Petition for nationality
The nationality petition is the application by which a person asks the Principality to recognise them as a Kaharagian national. It is a substantive matter governed by Kaharagian civil-status law and is decided by the relevant institution after review.
Reach the petition from the dashboard, the services directory, or directly at eportal.kaharagia.org/nationality-petition.
Before you start
You will need:
- A K-Connect account with verified identity (Verify your identity)
- Time and care. This is a nine-step form covering personal, demographic, and substantive matters
- Access to documentation about your background, education, work history, family
- A clear idea of why you wish to become a Kaharagian national
You can save and return between sessions; the form preserves what you've entered. Take the time you need to fill it in well.
The nine steps
The petition is divided into nine steps, each focused on a different aspect of the application:
Step 1. Requirements
Eligibility conditions and acknowledgements. You will be asked to confirm that you understand and accept the legal framework of the Principality and that the petition is made voluntarily.
Step 2. Personal Details
Your name (including any former names), date and place of birth, current nationality or nationalities, and any prior nationalities you wish to declare.
Step 3. Contact & Address
How the State should reach you and where you currently reside. The State communicates outcomes through the inbox; contact details are also used for any physical correspondence.
Step 4. Demographics
Physical and cultural details that may be relevant to the registration. Fields are clearly labelled in the form; respond honestly and to the best of your ability.
Step 5. Education & Work
Your educational background and work history. Provide the information that you would on a CV, institutions attended, degrees earned, principal employers and roles. Supporting documentation may be requested at officer review.
Step 6. Family
Marital status, civil partnership, and information about children if applicable. Family ties may be relevant to certain pathways through the petition.
Step 7. Involvement
Your interest in and plans for Kaharagia, what draws you to the Principality, how you intend to engage. This step is reflective rather than evidentiary; write what you genuinely think.
Step 8. Declarations
Legal declarations that the information you have provided is true to the best of your knowledge, that you accept the consequences of any misrepresentation, and that you accept the ePortal Terms of Service and ePortal Privacy Notice as they apply to this petition.
Step 9. Review
A summary of everything you have entered, in a single page, before final submission. This is your last opportunity to correct anything. Once submitted, the petition enters the review queue.
After submission
- You will receive an inbox confirmation that the petition has been received.
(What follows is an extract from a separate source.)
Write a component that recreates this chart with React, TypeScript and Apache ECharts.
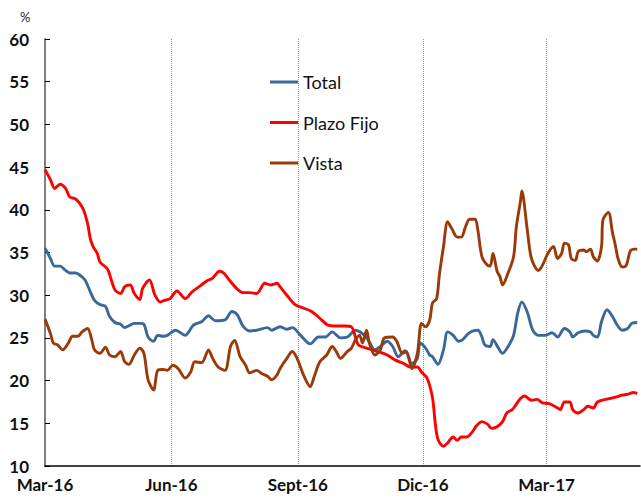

- The petition enters the review process. Reviews can take time and may involve internal consultation.
- You may receive inbox messages requesting additional information or supporting documentation. Respond promptly through the inbox; failure to respond within a reasonable time may result in the petition being closed without further consideration.
- The outcome will be delivered through the inbox. Outcomes include:
- Granted: Kaharagian nationality is conferred. Your status is updated and any consequential documents (such as a Certificate of Nationality) are issued.
- Granted with conditions: recognition is conferred subject to specific conditions (rare, but possible).
- Deferred for further consideration: the petition is held over pending additional review or process.
- Declined: the petition is not granted at this time. Reasons may be provided to the extent legally and operationally appropriate.
Important notes
- No guaranteed timeline. Petitions involve substantive review and the State does not commit to a specific turnaround.
- No automatic right to be granted. Nationality is a matter of substantive law and administrative discretion. Submitting a petition is the act of requesting consideration; it does not create an entitlement.
- No right to appeal in the ordinary sense. A declined petition is not subject to ordinary appeal, though you may be able to submit again later if circumstances change.
- Honesty matters. Misrepresentation in the petition is a serious matter under Kaharagian law and may also affect your standing under the laws of other countries.
Holding multiple nationalities
Holding Kaharagian nationality (where granted) does not require renunciation of any other nationality and does not, by itself, affect your status under the law of any other country. Whether your country of citizenship permits you to hold an additional nationality is a question for that country's law.
Privacy
The petition involves processing of personal data, some of it sensitive. Detailed handling rules are in the ePortal Privacy Notice. The summary:
- Petition data is processed for the consideration of your application and for the maintenance of any record arising from it
- Supporting documents are kept under access controls and used only by authorised reviewers
- Data is retained according to Kaharagian archival rules; civil-records data has long retention by design
- You have rights of access and correction, and (in limited circumstances) deletion
Common questions
- "Can I save and come back?" Yes, partial petitions are saved automatically. Return through the same URL.
- "Can I withdraw a submitted petition?" You can request withdrawal through the inbox or contact channel. Whether the request is acted on depends on the stage of review.
- "Can someone help me fill it in?" Yes, but the petition is a personal act and only the petitioner can attest to its contents. Helpers must not impersonate or substitute for the petitioner.
- "Will my information be shared with my country of citizenship?" No, the State does not routinely share petition data with foreign authorities. See the ePortal Privacy Notice for the limits.